= René Maury =

Economist, lawyer and historian

René Maury (January 29, 1928 in Béziers – January 21, 2014 in Montferrier-sur-Lez), was a French economist, lawyer and historian. An economics graduate with a doctorate in law and a graduate of Harvard Business School, Maury was professor of economics at the University of Montpellier, Visiting Professor at the Keio Business School in Tokyo, and professor at the University of Limerick. He is the author of about twenty books.

== Biography ==
Maury studied law at the Faculty of Montpellier, and as of 2017, is taking courses at the Faculty of Arts. He obtained a BA in Law and a Doctorate in Law in 1949. He was a lawyer at the Court of Appeal of Montpellier (1949-1951) and was appointed lecturer at the Faculty of Law of Lyon (1952-1954). In 1954, he became the youngest agrégé of France in economics.

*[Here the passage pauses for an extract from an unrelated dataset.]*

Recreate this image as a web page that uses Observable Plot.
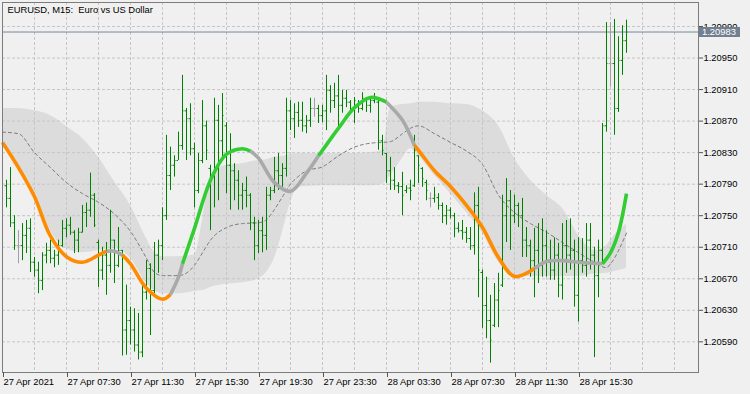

Maury was a professor at the Faculty of Law of Montpellier from 1954 to 1997 and was the director and founder of the Institute of preparation for business in Montpellier starting in 1956 (IPA, later IAE) 3. In 1959, a Fulbright Scholarship enabled him to attend a faculty training course at Harvard Business School. First French teacher to teach at Keio Business School in Tokyo-Yokohama (Japan) from 1983 to 1995, he is also an assistant professor at the University of Limerick (Ireland) from 1991 to 1997.

He was married to Geneviève Vialet and had three children Maxime, Isabelle and Emmanuel. He was married a second time, to Marie-Hélène Le Baud.

== Bibliography ==
- L’Homme mystifié, Gallimard Les essais (1966)
- Les patrons japonais parlent, Seuil Collection « L’Histoire immédiate » (1990)
- L’État maquereau, Albin Michel (1992)
- L’Assassin de Napoléon ou le Mystère de Sainte-Hélène, Albin Michel (1994)
- J’accuse l’impôt sur le revenu, Calmann-Lévy (1996)
- Albine, le dernier amour de Napoléon, Calmann-Lévy (1998)
- L’Énigme Napoléon résolue (Préface et épilogue de François de Candé-Montholon), Albin Michel, 2013.